Multi-datacenter patterns

Consul clusters in different datacenters can be federated via WAN gossip. Python services benefit from this in two ways:

1. Cross-DC discovery: Query services in remote datacenters by appending the datacenter name: c.health.service("payment", dc="eu-west").
2. Failover: Prepared queries automatically fail over to the nearest healthy datacenter when local instances are down.

Handling network partitions

During a partition between datacenters, each DC operates independently. Services in DC1 cannot discover new services in DC2, but their local catalog remains available. Python clients should cache the last known good state:

class ConsulCache:
    def __init__(self, consul_client):
        self.client = consul_client
        self.cache = {}
    
    async def get_service(self, name):
        try:
            _, services = self.client.health.service(name, passing=True)
            self.cache[name] = services
            return services
        except Exception:
            return self.cache.get(name, [])

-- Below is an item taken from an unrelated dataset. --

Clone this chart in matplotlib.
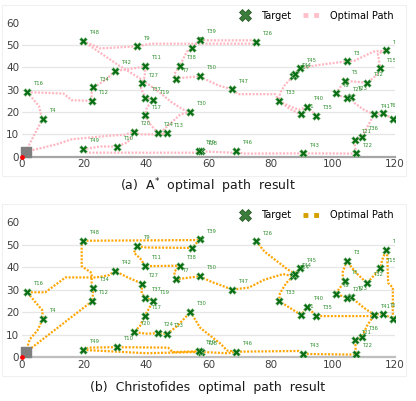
import matplotlib
matplotlib.use("Agg")
import matplotlib.pyplot as plt
from matplotlib.lines import Line2D
from matplotlib.patches import Rectangle

# ---------------- data ----------------
names = ["T1", "T2", "T3", "T4", "T5", "T6", "T7", "T8", "T9", "T10",
         "T11", "T12", "T13", "T14", "T15", "T16", "T17", "T18", "T19", "T20",
         "T21", "T22", "T23", "T24", "T25", "T26", "T27", "T28", "T29", "T30",
         "T31", "T32", "T33", "T34", "T35", "T36", "T37", "T38", "T39", "T40",
         "T41", "T42", "T43", "T44", "T45", "T46", "T47", "T48", "T49", "T50"]
tx = [89.7, 54.7, 104.5, 6.7, 103.9, 116.0, 49.7, 100.9, 37.0, 30.5,
      39.7, 22.6, 46.7, 87.2, 115.3, 1.7, 39.5, 117.1, 42.0, 36.1,
      107.2, 107.4, 105.8, 43.6, 104.4, 75.4, 38.6, 57.6, 56.9, 54.2,
      119.3, 111.0, 82.7, 23.0, 94.7, 109.3, 39.7, 50.8, 57.2, 91.8,
      113.3, 29.9, 90.5, 87.8, 89.4, 69.0, 67.6, 19.6, 19.6, 57.2]
ty = [18.9, 48.6, 42.7, 17.0, 33.9, 19.4, 34.7, 28.3, 49.4, 4.5,
      40.5, 25.0, 10.4, 36.0, 39.5, 28.9, 18.5, 47.6, 25.2, 11.2,
      7.5, 1.5, 26.8, 10.7, 26.5, 51.5, 32.8, 2.4, 2.7, 20.1,
      17.1, 33.0, 25.0, 31.0, 18.3, 8.9, 26.5, 40.8, 52.4, 22.3,
      18.9, 38.4, 1.5, 37.2, 39.5, 2.5, 30.1, 51.8, 3.3, 36.0]

depot = (1.2, 2.2)
origin = (0.0, 0.0)

# A* path segments (target names or intermediate grid waypoints)
astar_paths = [
    ["D", (4.0, 10.0), "T4"],
    ["T16", (5.5, 22.5), (6.0, 19.5), "T4"],
    ["T16", (13.3, 28.3), (16.0, 25.3), "T12"],
    ["T12", (22.3, 28.0), "T34", (27.0, 34.5), "T42", (34.5, 39.2), "T11"],
    ["T11", (39.5, 36.0), "T27", (38.3, 30.5), "T37", "T19", (40.2, 22.0), "T17",
     (41.0, 15.0), "T24", "T13"],
    ["T48", (25.2, 48.5), "T9", (41.5, 50.6), (75.0, 50.6), "T26"],
    ["T39", (60.0, 52.1), (75.0, 52.1), "T26"],
    ["T48", (31.0, 41.0), (38.0, 35.0), (43.6, 29.5), (48.0, 24.5), (52.0, 21.0), "T30"],
    ["T30", (51.0, 19.0), (45.5, 12.0), "T13"],
    ["T20", (38.0, 10.0), (45.0, 10.0), "T13"],
    ["D", (11.0, 5.5), (16.0, 7.8), (28.0, 9.4), (33.0, 9.8), "T20"],
    ["T49", (25.2, 4.6), "T10", (34.0, 6.5), "T20"],
    ["T49", (21.0, 1.8), (56.0, 1.8), "T29", "T28", (67.5, 1.8), "T46",
     (71.0, 1.4), "T43", (107.0, 1.4), "T22"],
    ["T22", (107.0, 6.0), "T21", "T36", (111.0, 13.0), (112.5, 17.0), "T41", "T6", "T31"],
    ["T41", (110.0, 21.0), (107.0, 24.0), "T23", "T25", (102.0, 27.3), "T8", "T5",
     (108.0, 33.5), "T32", (114.5, 37.0), "T15", (114.5, 46.0), "T18", (113.0, 47.0),
     (107.0, 43.0), "T3", (95.0, 41.0), "T45", "T44", "T14", (84.5, 32.0), (83.0, 28.5), "T33"],
    ["T33", (86.0, 21.5), "T1", "T40", "T35"],
    ["T33", (85.5, 23.0), (89.0, 21.0), "T40"],
    ["T33", (81.5, 28.0), (69.5, 28.0), "T47", (63.0, 32.0), (60.0, 34.0), "T50",
     (50.5, 35.2), "T7", (49.0, 37.0), "T38", (53.0, 47.0), "T2", "T39"],
]

# Christofides tour segments
christo_paths = [
    ["D", (2.5, 8.0), (5.0, 12.0), "T4", (6.5, 21.0), (4.0, 25.0), "T16"],
    ["D", "T12"],
    ["T16", (7.5, 28.9), (14.0, 35.5), (24.0, 35.5), (28.0, 36.5), "T42", (34.0, 35.5),
     "T27", (38.5, 28.5), "T37", "T19", (41.0, 22.0), "T17", (38.0, 14.0), "T20",
     (40.0, 10.5), "T24", "T13", (50.0, 14.0), "T30", (57.4, 13.0), (63.9, 6.0),
     (66.0, 3.0), "T46"],
    ["T48", (19.2, 50.0), (19.2, 40.5), (22.4, 37.5), (22.4, 31.5), "T34", "T12"],
    ["T48", (56.0, 52.1), "T39", "T2", (40.0, 48.8), "T9", (36.0, 46.5), (38.0, 44.0),
     "T11", (50.0, 40.7), "T38", (49.0, 38.0), (49.3, 34.5), "T7", "T50", (61.0, 33.5),
     (64.0, 32.0), "T47", (73.0, 31.0), (78.0, 34.5), (84.0, 37.0), "T14", "T44", "T45"],
    ["T26", (78.0, 47.0), (85.5, 39.0), "T44"],
    ["T14", (85.0, 33.0), (83.0, 28.5), "T33", "T1", "T40", "T35", (112.0, 18.3), "T41",
     "T6", "T31", (119.3, 31.0), (117.8, 33.0), (117.5, 45.0), "T18", (115.8, 43.0),
     "T15", "T32", (107.5, 37.5), "T3", (103.2, 38.0), (103.2, 34.5), "T5", "T8",
     "T25", "T23", (110.0, 22.0), "T41"],
    ["T46", (89.0, 2.8), "T43", (106.0, 1.2), "T22", "T21", "T36", (111.0, 14.0), "T41"],
    ["T49", (21.5, 4.3), "T10", (47.0, 4.3), (48.5, 2.3), "T29"],
    ["T49", (40.0, 1.8), "T28", (66.0, 1.8), "T46"],
]

xticks = [0, 20, 40, 60, 80, 100, 120]
yticks = [0, 10, 20, 30, 40, 50, 60]

# ---------------- drawing ----------------
pos = {n: (x, y) for n, x, y in zip(names, tx, ty)}
pos["D"] = depot


def resolve(path):
    xs, ys = [], []
    for p in path:
        x, y = pos[p] if isinstance(p, str) else p
        xs.append(x)
        ys.append(y)
    return xs, ys


plt.rcParams['font.family'] = ['DejaVu Sans']
fig = plt.figure(figsize=(4.16, 4.01), dpi=100)

W, H = 416, 401
panels = [
    dict(top=22.7, bottom=156.7, paths=astar_paths, color="#ffb6c1", lw=1.6,
         caption="(a)  A$^{*}$  optimal  path  result", cap_y=186, axis_col="#a6a6a6",
         leg_col="#ffc0cb"),
    dict(top=222.3, bottom=357.3, paths=christo_paths, color="#ffa500", lw=1.6,
         caption="(b)  Christofides  optimal  path  result", cap_y=387, axis_col="#bfbfbf",
         leg_col="#d4a000"),
]

for pnl in panels:
    # faint panel frame
    fig.patches.append(Rectangle((2 / W, 1 - (pnl["bottom"] + 19) / H), 404 / W,
                                 (pnl["bottom"] - pnl["top"] + 37) / H,
                                 transform=fig.transFigure, fill=False,
                                 edgecolor="#f0f0f0", lw=0.8))
    ax = fig.add_axes([22 / W, 1 - pnl["bottom"] / H, 373 / W,
                       (pnl["bottom"] - pnl["top"]) / H])
    ax.set_xlim(0, 120)
    ax.set_ylim(0, 60)
    for s in ["top", "right", "left"]:
        ax.spines[s].set_visible(False)
    ax.spines["bottom"].set_color(pnl["axis_col"])
    ax.spines["bottom"].set_linewidth(1.6)
    ax.set_xticks(xticks)
    ax.set_yticks(yticks)
    ax.tick_params(length=0, labelsize=7.5, colors="#404040", pad=2)
    ax.grid(axis="y", color="#e6e6e6", lw=0.9)
    ax.get_ygridlines()[-1].set_visible(False)
    ax.set_axisbelow(True)

    for path in pnl["paths"]:
        xs, ys = resolve(path)
        ax.plot(xs, ys, color=pnl["color"], lw=pnl["lw"], ls=(0, (0.9, 0.7)),
                dash_capstyle="butt", zorder=2)

    ax.scatter([depot[0]], [depot[1]], marker="s", s=60, color="#7f7f7f", zorder=3,
               clip_on=False)
    ax.scatter([origin[0]], [origin[1]], marker="o", s=6, color="red", zorder=4,
               clip_on=False)
    ax.scatter(tx, ty, marker="X", s=32, color="#0a6e14", edgecolors="#9bc89b",
               linewidths=0.4, zorder=5)
    for n, x, y in zip(names, tx, ty):
        ax.annotate(n, (x, y), xytext=(5, 6), textcoords="offset points",
                    fontsize=3.8, color="#2f8f2f", ha="left", va="center",
                    annotation_clip=True, clip_on=True, zorder=6)

    handles = [
        Line2D([], [], marker="X", ls="none", color="#3b7d3b", markeredgecolor="#1f4f1f",
               markeredgewidth=0.5, markersize=8),
        Line2D([], [], color=pnl["leg_col"], lw=3.5, ls=(0, (1, 1.2)),
               dash_capstyle="butt"),
    ]
    ax.legend(handles, ["Target", "Optimal Path"], loc="lower right",
              bbox_to_anchor=(1.01, 0.98), frameon=False, ncol=2, fontsize=7,
              handlelength=2.2, handletextpad=0.6, columnspacing=1.2,
              borderaxespad=0.1)

    fig.text(0.5, 1 - pnl["cap_y"] / H, pnl["caption"], ha="center", va="center",
             fontsize=9, color="#1a1a1a")

fig.savefig("out.png", dpi=100)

Key-value operations for distributed coordination

Distributed locking

Consul sessions provide distributed locks via the KV store:

# Create a session
session_id = c.session.create(ttl="15s", behavior="delete")

# Acquire lock
acquired = c.kv.put("locks/migration", b"owner-1", acquire=session_id)

if acquired:
    try:
        run_migration()
    finally:
        c.kv.put("locks/migration", b"", release=session_id)
        c.session.destroy(session_id)

The ttl ensures the lock is released if the holder crashes. The behavior="delete" cleans up the key when the session expires.

Configuration watches

Monitor configuration changes and reload without restarting:

async def watch_config(prefix):
    index = None
    while True:
        new_index, data = c.kv.get(prefix, recurse=True, index=index, wait="60s")
        if new_index != index:
            index = new_index
            config = {item["Key"]: item["Value"].decode() for item in (data or [])}
            apply_config(config)

Operational considerations

Anti-entropy

Consul agents periodically sync their local state with the servers. This means brief inconsistencies are possible — a service might be registered locally but not yet visible in the catalog. For critical paths, use consistent mode:

_, services = c.health.service("payment", passing=True, consistency="consistent")

This queries the Raft leader directly, guaranteeing the freshest data at the cost of higher latency.

Performance tuning

• Set health check intervals based on tolerance: 10s for non-critical services, 3s for latency-sensitive paths.
• Use stale consistency for high-traffic discovery queries — it reduces load on the leader and returns data that is typically less than 50ms old.
• Limit the number of blocking queries per Python process. Each open blocking query holds a connection. Use a single watcher goroutine that updates an in-memory cache.
• Tag services with version metadata to enable gradual rollouts without Consul configuration changes.

Deregistration hygiene

Orphaned services (registered but never deregistered after shutdown) accumulate. Two defenses:

1. Use deregister_critical_service_after="90s" in the check definition. Consul automatically removes services that stay critical for longer than the threshold.
2. Run a periodic sweeper that queries for critical services older than a threshold and deregisters them.

One thing to remember: Consul in production requires attention to consistency modes, health check design, and cache strategies — the initial setup is simple, but resilient service discovery depends on getting these operational details right.